Mr. Calvert’s campaign recently pointed to a video from an event in 2020, where Ms. Kim told attendees: “As a mom, if you asked me, I would not let any one of my three daughters date or marry somebody like Donald Trump.” She added: “I’ll whip his butt, if I can.” (She did also praise his leadership as “refreshing” later in the video clip.)
Ms. Kim’s campaign, meanwhile, highlighted the fact that Mr. Calvert’s campaign replaced a recent advertisement implying that Mr. Trump had endorsed Mr. Calvert in his current re-election bid. A newer version of the ad does not include the lines suggesting an endorsement.
Because California holds nonpartisan primaries in which the top two candidates advance to the general election regardless of party, both Republicans could make it to the November ballot.
But the X factor may be a Democratic spoiler candidate, who would be a heavy underdog in November but could claim one of the two spots in the June primary if the incumbents split the Republican vote, locking one of them out of the general election.
A handful of Democrats are running in the primary, lessening that likelihood. But Esther Kim Varet, a wealthy art dealer who has out-raised other Democrats in the field, argued that she herself was capable of pulling off an unlikely upset.
“We have an opportunity to eliminate two congresspeople in a very, very thin-margined Congress,” Ms. Kim Varet said. “Right now, they’re having to out-MAGA each other.”
Ms. Kim Varet said that Ms. Kim, who is about 20 years her senior and also Korean American, reminded her of her parents’ generation.
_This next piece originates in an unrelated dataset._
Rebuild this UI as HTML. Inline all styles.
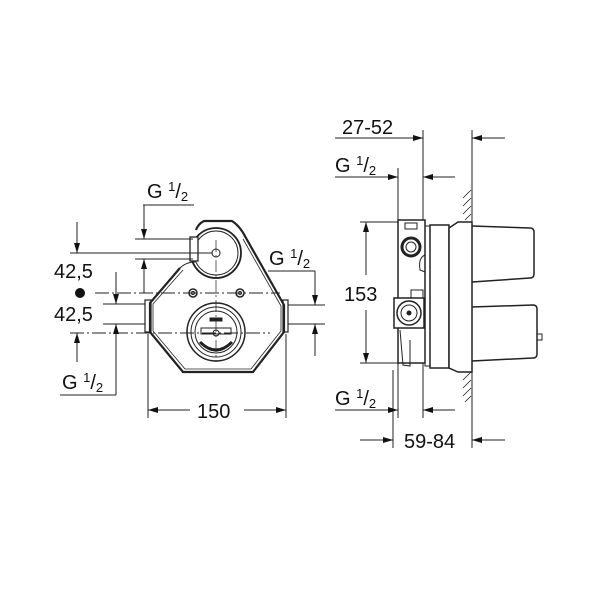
<!DOCTYPE html>
<html><head><meta charset="utf-8"><style>
html,body{margin:0;padding:0;background:#fff;}
svg{display:block;}
text{font-family:"Liberation Sans",sans-serif;fill:#111;}
</style></head><body>
<svg width="600" height="600" viewBox="0 0 600 600" xmlns="http://www.w3.org/2000/svg">
<defs>
<marker id="a" viewBox="0 0 10 6" refX="10" refY="3" markerWidth="10" markerHeight="6" orient="auto" markerUnits="userSpaceOnUse"><path d="M0,0 L10,3 L0,6 z" fill="#111"/></marker>
</defs>
<g stroke="#222" stroke-width="1" fill="none">
<!-- LEFT VIEW -->
<path d="M180,268 L150,303 L150,332 L183,372 L253,372 L284,332 L284,305 L246,238 Q240,226 232,221 L204,221 Q198,224 196,230" stroke-width="2.2"/>
<path d="M183,270 L153,304 L153,331 L185,369 L251,369 L281,331 L281,306 L243,239" stroke-width="0.8"/>
<rect x="145" y="300" width="6" height="32" stroke-width="1.2"/>
<rect x="283" y="300" width="5" height="32" stroke-width="1.2"/>
<circle cx="216" cy="253" r="25" stroke-width="1.8"/>
<circle cx="216" cy="253" r="22"/>
<circle cx="216" cy="253" r="4"/>
<rect x="190" y="237" width="8" height="24" fill="#fff" stroke-width="1.3"/>
<path d="M180,268 Q186,262 195,262"/>
<circle cx="193" cy="293" r="4" stroke-width="1.5"/><circle cx="193" cy="293" r="1.5"/>
<circle cx="240" cy="293" r="4" stroke-width="1.5"/><circle cx="240" cy="293" r="1.5"/>
<circle cx="216" cy="332" r="29" stroke-width="1.5"/>
<circle cx="216" cy="332" r="25"/>
<circle cx="216" cy="332" r="21"/>
<path d="M200,342 Q216,358 232,342" stroke-width="3"/>
<rect x="201" y="328" width="30" height="6"/>
<rect x="210" y="318" width="12" height="3" fill="#222"/>
<circle cx="216" cy="333" r="3"/>
<line x1="216" y1="240" x2="216" y2="362" stroke-dasharray="12,3,2,3" stroke-width="0.7"/>
<line x1="135" y1="239" x2="193" y2="239"/>
<line x1="70" y1="253" x2="212" y2="253"/>
<line x1="135" y1="259" x2="193" y2="259"/>
<line x1="95" y1="293" x2="280" y2="293" stroke-dasharray="14,3,2,3"/>
<line x1="103" y1="304" x2="145" y2="304"/>
<line x1="103" y1="324" x2="145" y2="324"/>
<line x1="70" y1="333" x2="270" y2="333" stroke-dasharray="14,3,2,3"/>
<line x1="288" y1="305" x2="325" y2="305"/>
<line x1="288" y1="324" x2="325" y2="324"/>
<line x1="77" y1="222" x2="77" y2="253" marker-end="url(#a)"/>
<line x1="77" y1="362" x2="77" y2="333" marker-end="url(#a)"/>
<line x1="116" y1="272" x2="116" y2="304" marker-end="url(#a)"/>
<line x1="116" y1="395" x2="116" y2="324" marker-end="url(#a)"/>
<line x1="60" y1="395" x2="116" y2="395"/>
<line x1="144" y1="205" x2="144" y2="239" marker-end="url(#a)"/>
<line x1="144" y1="293" x2="144" y2="259" marker-end="url(#a)"/>
<line x1="143" y1="205" x2="194" y2="205"/>
<line x1="268" y1="271" x2="315" y2="271"/>
<line x1="315" y1="271" x2="315" y2="305" marker-end="url(#a)"/>
<line x1="315" y1="356" x2="315" y2="324" marker-end="url(#a)"/>
<line x1="148" y1="334" x2="148" y2="418"/>
<line x1="286" y1="334" x2="286" y2="418"/>
<line x1="190" y1="410" x2="148" y2="410" marker-end="url(#a)"/>
<line x1="244" y1="410" x2="286" y2="410" marker-end="url(#a)"/>
</g>
<circle cx="80" cy="293" r="5" fill="#111"/>
<text x="54" y="278" font-size="20">42,5</text>
<text x="54" y="321" font-size="20">42,5</text>
<text x="147" y="198" font-size="20">G <tspan font-size="13" dy="-7">1</tspan><tspan dy="7">/</tspan><tspan font-size="13" dy="3">2</tspan></text>
<text x="269" y="265" font-size="20">G <tspan font-size="13" dy="-7">1</tspan><tspan dy="7">/</tspan><tspan font-size="13" dy="3">2</tspan></text>
<text x="62" y="389" font-size="20">G <tspan font-size="13" dy="-7">1</tspan><tspan dy="7">/</tspan><tspan font-size="13" dy="3">2</tspan></text>
<text x="197" y="418" font-size="20">150</text>

<g stroke="#222" stroke-width="1" fill="none">
<line x1="398" y1="168" x2="398" y2="418"/>
<line x1="423" y1="130" x2="423" y2="418"/>
<line x1="472" y1="130" x2="472" y2="448"/>
<line x1="393" y1="370" x2="393" y2="448"/>
<line x1="335" y1="138" x2="423" y2="138" marker-end="url(#a)"/>
<line x1="505" y1="138" x2="472" y2="138" marker-end="url(#a)"/>
<line x1="335" y1="177" x2="398" y2="177" marker-end="url(#a)"/>
<line x1="455" y1="177" x2="423" y2="177" marker-end="url(#a)"/>
<line x1="335" y1="410" x2="398" y2="410" marker-end="url(#a)"/>
<line x1="455" y1="410" x2="423" y2="410" marker-end="url(#a)"/>
<line x1="360" y1="440" x2="393" y2="440" marker-end="url(#a)"/>
<line x1="505" y1="440" x2="472" y2="440" marker-end="url(#a)"/>
<line x1="360" y1="222" x2="398" y2="222"/>
<line x1="360" y1="363" x2="398" y2="363"/>
<line x1="366" y1="275" x2="366" y2="222" marker-end="url(#a)"/>
<line x1="366" y1="310" x2="366" y2="363" marker-end="url(#a)"/>
<g stroke-width="0.8">
<line x1="463" y1="198" x2="471" y2="190"/><line x1="463" y1="206" x2="471" y2="198"/><line x1="463" y1="214" x2="471" y2="206"/><line x1="465" y1="220" x2="471" y2="214"/>
<line x1="463" y1="380" x2="471" y2="372"/><line x1="463" y1="388" x2="471" y2="380"/><line x1="463" y1="396" x2="471" y2="388"/><line x1="465" y1="402" x2="471" y2="396"/>
</g>
<rect x="398" y="220" width="27" height="143" stroke-width="1.5" fill="#fff"/>
<rect x="405" y="223" width="12" height="6"/>
<circle cx="411" cy="247" r="9" stroke-width="3"/>
<circle cx="411" cy="247" r="5"/>
<path d="M425,255 Q418,258 420,270 L425,272"/>
<rect x="411" y="290" width="12" height="8"/>
<rect x="394" y="298" width="30" height="30" stroke-width="1.5" fill="#fff"/>
<circle cx="409" cy="313" r="12" stroke-width="1.5"/>
<circle cx="409" cy="313" r="8"/>
<circle cx="409" cy="313" r="2" fill="#222"/>
<path d="M400,330 L403,365 L410,366 L410,340"/>
<rect x="425" y="226" width="5" height="140"/>
<rect x="430" y="225" width="19" height="143" stroke-width="1.5" fill="#fff"/>
<path d="M449,228 L458,222 L472,222 L472,372 L458,372 L449,368 Z" stroke-width="1.5" fill="#fff"/>
<path d="M472,226 L530,228 Q534,228 534,232 L534,274 Q534,278 530,278 L472,282" stroke-width="1.5"/>
<path d="M472,307 L533,305 Q537,305 537,309 L537,354 Q537,358 533,358 L472,361" stroke-width="1.5"/>
<rect x="537" y="334" width="5" height="6"/>
</g>
<text x="342" y="134" font-size="20">27-52</text>
<text x="335" y="172" font-size="20">G <tspan font-size="13" dy="-7">1</tspan><tspan dy="7">/</tspan><tspan font-size="13" dy="3">2</tspan></text>
<text x="335" y="405" font-size="20">G <tspan font-size="13" dy="-7">1</tspan><tspan dy="7">/</tspan><tspan font-size="13" dy="3">2</tspan></text>
<text x="344" y="301" font-size="20">153</text>
<text x="404" y="448" font-size="20">59-84</text>
</svg>
</body></html>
Given the dissatisfaction with Mr. Trump’s tenure, Ms. Kim Varet said, there was a desire for generational change among Southern California’s Korean American community.
Ms. Kim, who was born in South Korea and moved to the United States with her parents as a child, said the attacks from a fellow Korean American were “disappointing.”
“She should know how challenging it is for immigrants like us and our families to come to America, to take advantage of every opportunity,” Ms. Kim said. “I wish her well — she can run a campaign the way she’s doing, but I will never attack her for being who she is.”